The trilemma at the core
Technical experiments show how those trade-offs play out. Research by Ittay Eyal and Emin Gün Sirer 2016 at Cornell University demonstrated designs such as Bitcoin-NG that boost throughput without changing the proof-of-work security model, yet require new leader-election dynamics that can advantage well-connected nodes. On a different axis, the Ethereum Foundation 2020 research program promotes sharding and layer-two rollups to multiply capacity while aiming to preserve decentralization, but implementation complexity and reliance on off-chain validators shift trust assumptions away from a purely peer-to-peer layer.
Layer-two solutions such as optimistic rollups and zero-knowledge rollups have become central to the debate because they allow many transactions to be processed off-chain and later anchored to a main chain, reducing on-chain congestion.

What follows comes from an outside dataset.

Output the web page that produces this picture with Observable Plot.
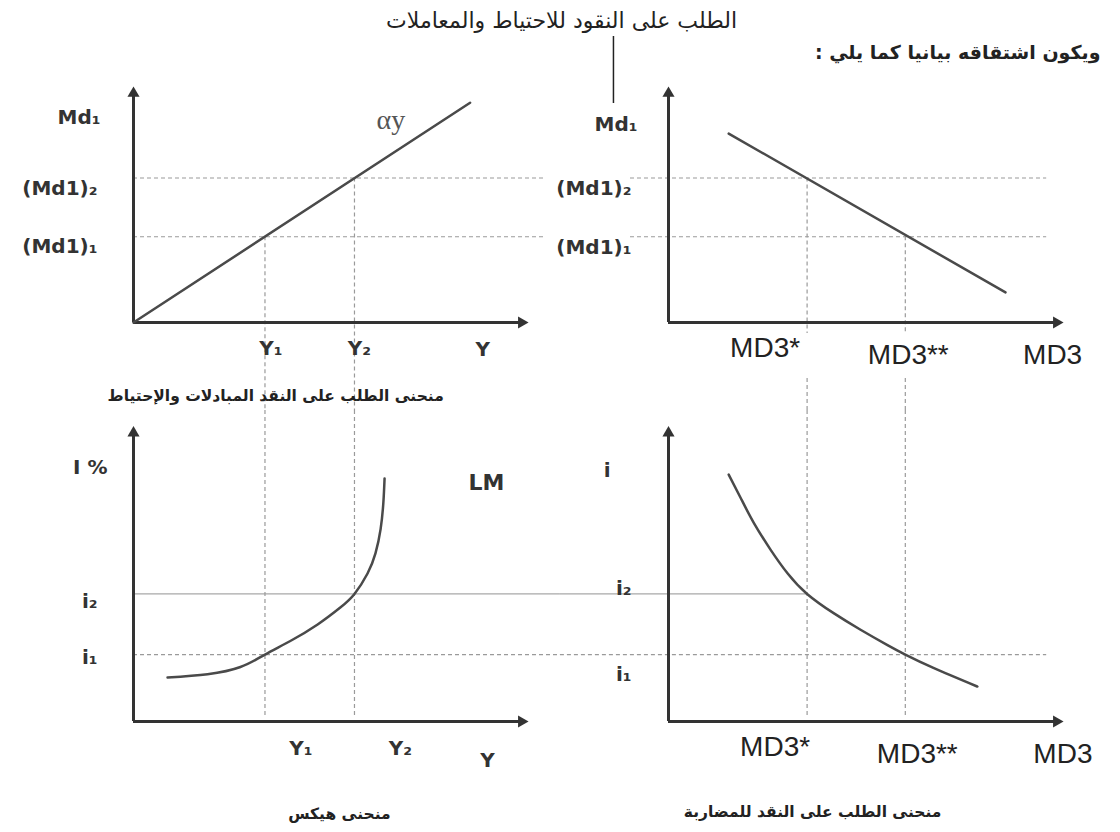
<!DOCTYPE html>
<html><head><meta charset="utf-8">
<script src="https://cdn.jsdelivr.net/npm/d3@7"></script>
<script src="https://cdn.jsdelivr.net/npm/@observablehq/plot@0.6"></script>
<style>
body{margin:0;background:#fff}
#wrap{position:relative;width:1120px;height:832px;overflow:hidden;background:#fff}
#wrap svg{position:absolute;overflow:visible}
</style></head><body><div id="wrap"></div>
<script>
// ---------- texts ----------
const headerTitle = "الطلب على النقود للاحتياط والمعاملات";
const headerNote = "ويكون اشتقاقه بيانيا كما يلي :\u200F";
const titleTransactions = "منحنى الطلب على النقد المبادلات والإحتياط";
const titleHicks = "منحنى هيكس";
const titleSpeculative = "منحنى الطلب على النقد للمضاربة";

// ---------- levels (abstract units, 0..10 per axis) ----------
const incomeLevels = [3.32, 5.58];         // Y1, Y2
const incomeLabels = ["Y₁", "Y₂"];
const mdLevels = [3.65, 6.15];             // (Md1)1, (Md1)2
const mdLabels = ["(Md1)₁", "(Md1)₂"];
const rateLevels = [2.26, 4.31];           // i1, i2
const rateLabels = ["i₁", "i₂"];
const md3Levels = [3.5, 5.98];             // MD3*, MD3**
const md3Labels = ["MD3*", "MD3**"];

// ---------- curves ----------
const alphaYLine = [{Y: 0, Md: 0}, {Y: 8.5, Md: 9.35}];
const md1Md3Line = [{MD3: 1.52, Md: 8.04}, {MD3: 8.51, Md: 1.28}];
const lmY = [0.86, 1.87, 2.70, 3.32, 3.96, 4.65, 5.23, 5.58, 5.91, 6.11, 6.24, 6.31, 6.34];
const lmI = [1.49, 1.60, 1.84, 2.26, 2.72, 3.28, 3.86, 4.31, 5.00, 5.68, 6.50, 7.40, 8.21];
const specMD3 = [1.52, 1.82, 2.15, 2.58, 3.01, 3.50, 4.17, 4.85, 5.53, 5.98, 6.69, 7.80];
const specI = [8.34, 7.56, 6.72, 5.80, 5.00, 4.31, 3.66, 3.10, 2.58, 2.26, 1.81, 1.18];

const lmCurve = lmY.map((y, k) => ({Y: y, i: lmI[k]}));
const specCurve = specMD3.map((m, k) => ({MD3: m, i: specI[k]}));

// ---------- style ----------
const AX = "#333333", CURVE = "#4a4a4a", GUIDE = "#9a9a9a";
const LAB = {fontFamily: "DejaVu Sans, sans-serif", fontWeight: "bold", fontSize: 20, fill: "#333"};
const ARIAL = {fontFamily: "Liberation Sans, Arial, sans-serif", fontSize: 28, fill: "#222"};
const ARB_TITLE = {fontFamily: "DejaVu Sans, sans-serif", fontWeight: "bold", fontSize: 15.5, fill: "#222"};
const dash = {stroke: GUIDE, strokeWidth: 1.2, strokeDasharray: "4,3"};

const wrap = document.getElementById("wrap");
function place(svg, left, topPx) {
  svg.style.left = left + "px";
  svg.style.top = topPx + "px";
  svg.style.background = "transparent";
  wrap.append(svg);
}
function axes() {
  return [
    Plot.ruleY([0], {x1: 0, x2: 9.8, stroke: AX, strokeWidth: 3}),
    Plot.ruleX([0], {y1: 0, y2: 9.75, stroke: AX, strokeWidth: 3}),
    Plot.dot([{x: 9.8, y: 0, a: 90}, {x: 0, y: 9.75, a: 0}],
      {x: "x", y: "y", rotate: "a", symbol: "triangle", r: 4.5, fill: AX, stroke: null})
  ];
}
// one label from a values/labels pair, placed relative to the value on an axis
function xLabel(values, labels, k, dx, dy, style) {
  return Plot.text([values[k]], {x: d => d, y: 0, text: () => labels[k], dx, dy, ...style});
}
function yLabel(values, labels, k, dx, dy, style) {
  return Plot.text([values[k]], {x: 0, y: d => d, text: () => labels[k], textAnchor: "end", dx, dy, ...style});
}
const topRow = {width: 560, height: 410, marginTop: 87, marginBottom: 88};
const bottomRow = {width: 560, height: 422, marginTop: 15, marginBottom: 111};
const leftCol = {marginLeft: 133, marginRight: 31};
const rightCol = {marginLeft: 108, marginRight: 56};
const scales = {x: {domain: [0, 10], axis: null}, y: {domain: [0, 10], axis: null}};

// ---------- top-left: transactions demand ----------
place(Plot.plot({
  ...topRow, ...leftCol, ...scales,
  marks: [
    Plot.ruleY(mdLevels, {y: d => d, x1: 0, x2: 10.4, ...dash}),
    Plot.ruleX(incomeLevels, {x: d => d, y1: (d, k) => mdLevels[k], y2: -3.75, ...dash}),
    ...axes(),
    Plot.line(alphaYLine, {x: "Y", y: "Md", stroke: CURVE, strokeWidth: 2.5}),
    Plot.text(["αy"], {x: 6.5, y: 8.6, text: d => d, fontFamily: "Liberation Serif, serif", fontSize: 28, fill: "#555"}),
    Plot.text(["Md₁"], {x: 0, y: 8.72, text: d => d, textAnchor: "end", dx: -33, ...LAB}),
    yLabel(mdLevels, mdLabels, 0, -36, 10, LAB),
    yLabel(mdLevels, mdLabels, 1, -36, 11, LAB),
    xLabel(incomeLevels, incomeLabels, 0, 6, 26, LAB),
    xLabel(incomeLevels, incomeLabels, 1, 5, 26, LAB),
    Plot.text(["Y"], {x: 8.82, y: 0, text: d => d, dy: 27, ...LAB}),
    Plot.text([titleTransactions], {x: 3.59, y: -3.11, text: d => d, ...ARB_TITLE})
  ]
}), 0, 0);

// ---------- top-right: Md1 vs MD3 ----------
place(Plot.plot({
  ...topRow, ...rightCol, ...scales,
  marks: [
    Plot.ruleY(mdLevels, {y: d => d, x1: -0.96, x2: 9.55, ...dash}),
    Plot.ruleX(md3Levels, {x: d => d, y1: (d, k) => mdLevels[1 - k], y2: -0.47, ...dash}),
    Plot.ruleX(md3Levels, {x: d => d, y1: -2.38, y2: -3.75, ...dash}),
    ...axes(),
    Plot.line(md1Md3Line, {x: "MD3", y: "Md", stroke: CURVE, strokeWidth: 2.5}),
    Plot.ruleX([-1.39], {x: d => d, y1: 12.17, y2: 9.32, stroke: "#222", strokeWidth: 1.5}),
    Plot.text([headerTitle], {x: -2.7, y: 12.85, text: d => d, fontFamily: "DejaVu Sans, sans-serif", fontSize: 22, fill: "#222"}),
    Plot.text([headerNote], {x: 10.91, y: 11.49, text: d => d, textAnchor: "end", fontFamily: "DejaVu Sans, sans-serif", fontWeight: "bold", fontSize: 19, fill: "#222"}),
    Plot.text(["Md₁"], {x: 0, y: 8.43, text: d => d, textAnchor: "end", dx: -31, ...LAB}),
    yLabel(mdLevels, mdLabels, 0, -37, 11, LAB),
    yLabel(mdLevels, mdLabels, 1, -37, 11, LAB),
    xLabel(md3Levels, md3Labels, 0, -42, 26, ARIAL),
    xLabel(md3Levels, md3Labels, 1, 3, 33, ARIAL),
    Plot.text(["MD3"], {x: 9.7, y: 0, text: d => d, dy: 33, ...ARIAL})
  ]
}), 560, 0);

// ---------- bottom-left: LM (Hicks) ----------
place(Plot.plot({
  ...bottomRow, ...leftCol, ...scales,
  marks: [
    Plot.ruleY([rateLevels[0]], {y: d => d, x1: 0, x2: 10.78, ...dash}),
    Plot.ruleY([rateLevels[1]], {y: d => d, x1: 0, x2: 10.78, stroke: "#a8a8a8", strokeWidth: 1.2}),
    Plot.ruleX(incomeLevels, {x: d => d, y1: 10.51, y2: 0.2, ...dash}),
    ...axes(),
    Plot.line(lmCurve, {x: "Y", y: "i", curve: "natural", stroke: CURVE, strokeWidth: 2.5}),
    Plot.text(["I %"], {x: 0, y: 8.58, text: d => d, textAnchor: "end", dx: -26, ...LAB}),
    Plot.text(["LM"], {x: 8.91, y: 8.07, text: d => d, ...LAB, fontSize: 22}),
    yLabel(rateLevels, rateLabels, 0, -36, 3, LAB),
    yLabel(rateLevels, rateLabels, 1, -36, 8, LAB),
    xLabel(incomeLevels, incomeLabels, 0, 36, 27, LAB),
    xLabel(incomeLevels, incomeLabels, 1, 46, 27, LAB),
    Plot.text(["Y"], {x: 8.94, y: 0, text: d => d, dy: 39, ...LAB}),
    Plot.text([titleHicks], {x: 5.2, y: -3.11, text: d => d, ...ARB_TITLE})
  ]
}), 0, 410);

// ---------- bottom-right: speculative demand ----------
place(Plot.plot({
  ...bottomRow, ...rightCol, ...scales,
  marks: [
    Plot.ruleY([rateLevels[0]], {y: d => d, x1: -2.73, x2: 9.55, ...dash}),
    Plot.ruleY([rateLevels[1]], {y: d => d, x1: -2.73, x2: md3Levels[0], stroke: "#a8a8a8", strokeWidth: 1.2}),
    Plot.ruleX(md3Levels, {x: d => d, y1: 10.51, y2: 0.2, ...dash}),
    ...axes(),
    Plot.line(specCurve, {x: "MD3", y: "i", curve: "natural", stroke: CURVE, strokeWidth: 2.5}),
    Plot.text(["i"], {x: 0, y: 8.48, text: d => d, textAnchor: "end", dx: -58, ...LAB}),
    yLabel(rateLevels, rateLabels, 0, -37, 20, LAB),
    yLabel(rateLevels, rateLabels, 1, -37, -5, LAB),
    xLabel(md3Levels, md3Labels, 0, -32, 26, ARIAL),
    xLabel(md3Levels, md3Labels, 1, 12, 33, ARIAL),
    Plot.text(["MD3"], {x: 9.96, y: 0, text: d => d, dy: 33, ...ARIAL}),
    Plot.text([titleSpeculative], {x: 3.64, y: -3.07, text: d => d, ...ARB_TITLE})
  ]
}), 560, 410);
</script></body></html>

Official briefings from the Ethereum Foundation 2021 explain how rollups can raise transactions per second dramatically without forcing every node to process every transaction, yet the need for sequencers, aggregators and fraud-proving infrastructure creates new bottlenecks and points of central coordination.

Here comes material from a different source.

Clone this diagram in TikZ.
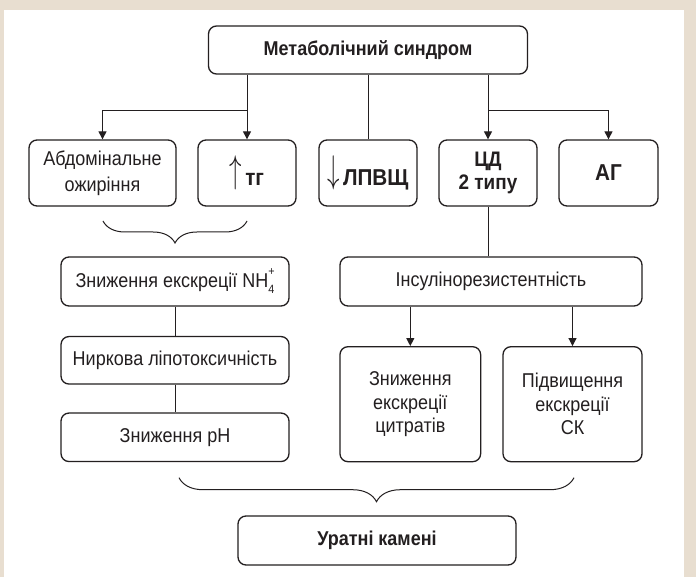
\documentclass[tikz,border=0pt]{standalone}
\usepackage{graphicx}
\usepackage{fontspec}
\setmainfont{Liberation Sans}[FakeStretch=0.9]
\usetikzlibrary{arrows.meta,decorations.pathreplacing}
\definecolor{beige}{HTML}{E8DED0}
\definecolor{ink}{HTML}{231F20}
\newcommand{\nhfour}{NH\makebox[0pt][l]{\raisebox{0.6em}{\fontsize{12}{12}\selectfont +}}\raisebox{-0.3em}{\fontsize{12}{12}\selectfont 4}}
\newcommand{\tallup}{\raisebox{2.5pt}{\scalebox{1}[1.55]{$\uparrow$}}}
\newcommand{\talldown}{\raisebox{2.5pt}{\scalebox{1}[1.55]{$\downarrow$}}}
\begin{document}
\begin{tikzpicture}[x=1pt,y=1pt,
  box/.style={draw=ink, line width=1.3pt, rounded corners=8pt, align=center, inner sep=0pt, text=ink, font=\fontsize{20}{26}\selectfont},
  bigbold/.style={font=\fontsize{23}{27}\selectfont\bfseries},
  conn/.style={draw=ink, line width=1pt},
  arr/.style={conn, -{Triangle[length=8pt,width=8pt]}},
  brc/.style={conn, decorate, decoration={brace, mirror, amplitude=#1}}]
\useasboundingbox (0,0) rectangle (696,-577);
\fill[beige] (0,0) rectangle (696,-577);
\fill[white] (4,-10) rectangle (684,-577);

\node[box, minimum width=319pt, minimum height=48pt] (ms) at (368,-50) {\textbf{Метаболічний синдром}};

\node[box, minimum width=147pt, minimum height=66pt] (ab) at (102.5,-173) {Абдомінальне\\ожиріння};
\node[box, bigbold, minimum width=98pt, minimum height=66pt] (tg) at (247,-173) {\tallup\kern3pt тг};
\node[box, bigbold, minimum width=98pt, minimum height=66pt] (lp) at (368,-173) {\talldown\kern3pt ЛПВЩ};
\node[box, minimum width=98pt, minimum height=66pt, font=\fontsize{21}{22.5}\selectfont\bfseries] (cd) at (488,-173) {ЦД\\2 типу};
\node[box, bigbold, minimum width=99pt, minimum height=66pt] (ag) at (608.5,-173) {АГ};

\node[box, minimum width=228pt, minimum height=49pt] (nh) at (175,-281.5) {Зниження екскреції \nhfour};
\node[box, minimum width=302pt, minimum height=49pt] (ir) at (491,-281.5) {Інсулінорезистентність};
\node[box, minimum width=228pt, minimum height=47.5pt] (nl) at (175,-360.3) {Ниркова ліпотоксичність};
\node[box, minimum width=228pt, minimum height=48.5pt] (ph) at (175,-437.3) {Зниження pH};
\node[box, minimum width=140.7pt, minimum height=115pt, font=\fontsize{20}{23.5}\selectfont] (zc) at (410.3,-404.2) {Зниження\\екскреції\\цитратів};
\node[box, minimum width=139pt, minimum height=115pt, font=\fontsize{20}{23.5}\selectfont] (pv) at (572.5,-404.2) {Підвищення\\екскреції\\СК};
\node[box, minimum width=278pt, minimum height=49pt] (ur) at (377,-540.5) {\textbf{Уратні камені}};

\coordinate (jl) at (0,-110.7);
\draw[arr] (tg.north |- ms.south) -- (tg.north);
\draw[arr] (tg.north |- jl) -| (ab.north);
\draw[conn] (lp.north |- ms.south) -- (lp.north);
\draw[arr] (cd.north |- ms.south) -- (cd.north);
\draw[arr] (cd.north |- jl) -| (ag.north);
\draw[conn] (cd.south) -- (cd.south |- ir.north);
\draw[arr] (zc.north |- ir.south) -- (zc.north);
\draw[arr] (pv.north |- ir.south) -- (pv.north);
\draw[conn] (nh.south) -- (nl.north);
\draw[conn] (nl.south) -- (ph.north);

\coordinate (b1) at (103,-221);
\coordinate (b2) at (247,-221);
\draw[brc=22pt] (b1) -- (b2);
\coordinate (b3) at (179,-477.7);
\coordinate (b4) at (574,-477.7);
\draw[brc=24pt] (b3) -- (b4);
\end{tikzpicture}
\end{document}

Local consequences and environmental stakes
The consequences reach beyond code. The Cambridge Centre for Alternative Finance 2021 at the University of Cambridge documented the large energy footprint of proof-of-work blockchains and the geographic concentration of mining, showing that scaling choices also affect local economies and environmental burdens. Communities that host mining operations experience boom-and-bust dynamics and infrastructure strain, while shifts toward proof-of-stake and layer-two load-bearing designs change where value accrues and which actors bear operational costs.
Regulators and financial institutions watch these shifts because mainstream adoption depends on more than raw speed. The Bank for International Settlements 2021 highlighted in official reports that systemic risk, consumer protection and interoperability with legacy finance hinge on governance structures that often correlate with decentralization metrics. When scaling pushes responsibility toward a small set of sequencers, custodians or validators, it becomes easier for regulators to enforce rules, but harder for users seeking censorship-resistant alternatives.
What makes this moment unique is the co-evolution of technical options and real-world pressures. Communities in Latin America and Southeast Asia show strong demand for low-cost digital payments, pushing developers to prioritize throughput without hurting trust models. Academic work, foundation roadmaps and central bank reports converge on a pragmatic conclusion: scalability improvements can bring mainstream utility, but many of them alter the architecture of decentralization. The choice is not binary; it is a negotiation between engineers, communities, businesses and regulators over where control, cost and risk should sit in the next generation of networks.